If we go back to the previous example, if you instead have the developers work on a new product or initiative with those hours, it’s not $42k per month that you are losing, but giving up a much higher future revenue.
And of course, opportunity cost can take on other forms that may not be as intuitive:
Milestone Investing
Suppose that you are an early startup that has raised capital with set milestones (Milestone Investing). By hitting the next milestone, you will increase your valuation and get a hefty cash infusion. Now imagine your runway running out, and you have yet to meet the milestone.
Wouldn’t it be great if you had more time to reach your goals?
Suppose that your developers worked much more efficiently. Instead of idling for two hours, automating and simplifying your developers’ workflow added an hour a day of “working in the zone” for each developer.
How much more could you accomplish by having three more hours a day per developer?
Could you meet that arbitrary board goal with an impossible deadline they set for you?
Is it going to help you meet the milestone the investors set for receiving the next cash infusion?
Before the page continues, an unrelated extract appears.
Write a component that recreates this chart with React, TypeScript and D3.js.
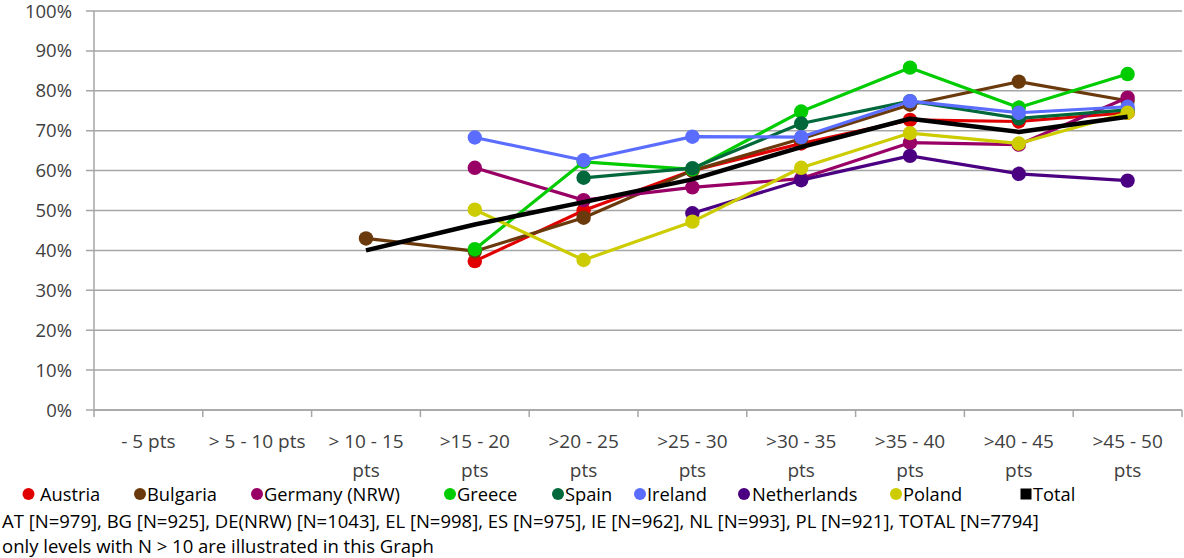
import React from "react";
import * as d3 from "d3";

const categories = ["- 5 pts", "> 5 - 10 pts", "> 10 - 15 pts", ">15 - 20 pts", ">20 - 25 pts", ">25 - 30 pts", ">30 - 35 pts", ">35 - 40 pts", ">40 - 45 pts", ">45 - 50 pts"];
const categoryLines = [["- 5 pts"], ["> 5 - 10 pts"], ["> 10 - 15", "pts"], [">15 - 20", "pts"], [">20 - 25", "pts"], [">25 - 30", "pts"], [">30 - 35", "pts"], [">35 - 40", "pts"], [">40 - 45", "pts"], [">45 - 50", "pts"]];
const yTicks = [0, 0.1, 0.2, 0.3, 0.4, 0.5, 0.6, 0.7, 0.8, 0.9, 1.0];

const austria = [null, null, null, 0.373, 0.500, 0.600, 0.668, 0.727, 0.723, 0.745];
const bulgaria = [null, null, 0.430, 0.398, 0.482, 0.600, 0.680, 0.765, 0.823, 0.775];
const germany = [null, null, null, 0.607, 0.526, 0.558, 0.580, 0.670, 0.665, 0.783];
const greece = [null, null, null, 0.403, 0.622, 0.603, 0.748, 0.858, 0.758, 0.842];
const spain = [null, null, null, null, 0.582, 0.606, 0.718, 0.774, 0.731, 0.752];
const ireland = [null, null, null, 0.683, 0.626, 0.685, 0.684, 0.774, 0.745, 0.760];
const netherlands = [null, null, null, null, null, 0.493, 0.576, 0.637, 0.592, 0.575];
const poland = [null, null, null, 0.502, 0.376, 0.472, 0.607, 0.694, 0.668, 0.745];
const total = [null, null, 0.400, 0.465, 0.521, 0.578, 0.659, 0.730, 0.697, 0.735];

const seriesNames = ["Austria", "Bulgaria", "Germany (NRW)", "Greece", "Spain", "Ireland", "Netherlands", "Poland", "Total"];
const seriesValues = [austria, bulgaria, germany, greece, spain, ireland, netherlands, poland, total];
const seriesColors = ["#e00000", "#6b3a0c", "#990066", "#00cc00", "#00683a", "#5b6dff", "#4b0082", "#cccc00", "#000000"];

const footnotes = [
  "AT [N=979], BG [N=925], DE(NRW) [N=1043], EL [N=998], ES [N=975], IE [N=962], NL [N=993], PL [N=921], TOTAL [N=7794]",
  "only levels with N > 10 are illustrated in this Graph",
];

const W = 1184;
const H = 558;
const FONT = "'Open Sans', 'Noto Sans', sans-serif";

export default function App() {
  const x = d3.scaleBand<string>().domain(categories).range([94, 1182]);
  const y = d3.scaleLinear().domain([0, 1]).range([410, 11]);
  const cx = (i: number) => (x(categories[i]) as number) + x.bandwidth() / 2;
  const grid = "#a6a6a6";

  const line = d3
    .line<number | null>()
    .defined((d) => d !== null)
    .x((_, i) => cx(i))
    .y((d) => y(d as number));

  const legendX = [28.5, 140, 257, 450, 558, 640, 744, 896, 1026];
  const legendTextX = [40, 147, 264, 457, 565, 647, 752, 903, 1033];

  return (
    <svg width={W} height={H} style={{ position: "absolute", left: 0, top: 0, background: "#fff" }} fontFamily={FONT}>
      {/* gridlines */}
      {yTicks.map((t) => (
        <g key={t}>
          <line x1={86} x2={1182} y1={y(t)} y2={y(t)} stroke={grid} strokeWidth={1.5} />
          <text x={72} y={y(t) + 6.5} textAnchor="end" fontSize={18.5} fill="#404040">
            {d3.format(".0%")(t)}
          </text>
        </g>
      ))}
      {/* y axis */}
      <line x1={94} x2={94} y1={y(1)} y2={y(0)} stroke={grid} strokeWidth={1.5} />
      {/* x axis */}
      <line x1={94} x2={1182} y1={y(0)} y2={y(0)} stroke={grid} strokeWidth={1.5} />
      {categories.map((c) => (
        <line key={c} x1={(x(c) as number) + x.bandwidth()} x2={(x(c) as number) + x.bandwidth()} y1={y(0)} y2={y(0) + 7} stroke={grid} strokeWidth={1.5} />
      ))}
      <line x1={94} x2={94} y1={y(0)} y2={y(0) + 7} stroke={grid} strokeWidth={1.5} />
      {categoryLines.map((ls, i) => (
        <text key={i} x={cx(i)} textAnchor="middle" fontSize={19} fill="#404040">
          {ls.map((l, j) => (
            <tspan key={j} x={cx(i)} y={448 + j * 29}>
              {l}
            </tspan>
          ))}
        </text>
      ))}
      {/* series */}
      {seriesValues.map((vals, si) => {
        const isTotal = si === seriesValues.length - 1;
        return (
          <g key={si}>
            <path d={line(vals) || ""} fill="none" stroke={seriesColors[si]} strokeWidth={isTotal ? 4.5 : 3.2} strokeLinejoin="round" />
            {!isTotal &&
              vals.map((v, i) =>
                v === null ? null : <circle key={i} cx={cx(i)} cy={y(v)} r={7.2} fill={seriesColors[si]} />
              )}
          </g>
        );
      })}
      {/* legend */}
      {seriesNames.map((n, i) => (
        <g key={n}>
          {i === seriesNames.length - 1 ? (
            <rect x={legendX[i] - 5.5} y={488.5} width={11} height={11} fill={seriesColors[i]} />
          ) : (
            <circle cx={legendX[i]} cy={494} r={6} fill={seriesColors[i]} />
          )}
          <text x={legendTextX[i]} y={500.5} fontSize={18.3} fill="#000">
            {n}
          </text>
        </g>
      ))}
      {footnotes.map((f, i) => (
        <text key={i} x={2} y={527.5 + i * 25} fontSize={18.5} fill="#000">
          {f}
        </text>
      ))}
    </svg>
  );
}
That’s where we, the DevOps engineers (or whatever you call this function at your company), can help move the needle. We can facilitate growth and improve the productivity of our engineering teams. It’s not just about throwing new technology at the solution and implementing the latest fad.
So how can we produce Value as DevOps engineers?
DevOps has always been tied to business value, but it’s rare to see this idea fully implemented in corporate culture. Even when it does, it’s usually wrapped around a vague user story with a soggy and generic statement that doesn’t make any sense.
“This feature will increase user happiness and deliver more value by making the top navigation bar a bit more blueish.”
One way to create value is by addressing the cost - by reversing it, we can generate value. All you need is to look at it from a different perspective.
I mentioned Churn before as a metric that the business is actively working to reduce, but for engineers, it’s just “downtime.” Engineers are seldomly exposed to the idea that lowering Churn increases customer lifetime value and affects customer acquisition cost.
So put your DevOps cap on for a minute. Can you think of ways to reduce the churn rate?
- Reduce downtime.
- Reduce latency and load speed.
- Optimize report generation time.
- Increase email deliverability.
- Enable toggle features to allow your product team to test their new features on users.
The list goes on, and it’s just for reducing Churn. And yes, these are obvious priorities for operations, but now you have a clear business value tied to it.
Almost every hidden cost I mentioned earlier could turn into a value proposition for a DevOps related project.
Make sure you have all the data
All of this “Cost” and “Value” talk is almost meaningless or non-actionable if you don’t have metrics in place.
- You need to have a cloud provider cost breakdown to know how much you’re spending on a project or a server.
- Build time statistics.
- Build and deployment success rate over time.
- How long it takes to onboard a new developer to the team.
You need the metrics for three reasons:
- Visibility - You need to be aware of the cost in the first place.
- When making a decision, you have to have a benchmark.
- To see the impact of your actions when working to reduce the cost.
You can’t make informed decisions without having all the data; otherwise, it’s just guessing.
How to start thinking about hidden cost?
Ask yourself the following questions:
- Do we really need to scale this?
- How much time will it take to reduce a cost? What can your developers do instead?
- How can you improve the development workflow? How much time can you save?
- Do we have a culture that allows open discussion? Do engineers have a voice when it comes to new projects and features?
- How can we share knowledge across the organization, so engineers are aware of the product, sales, and marketing struggles?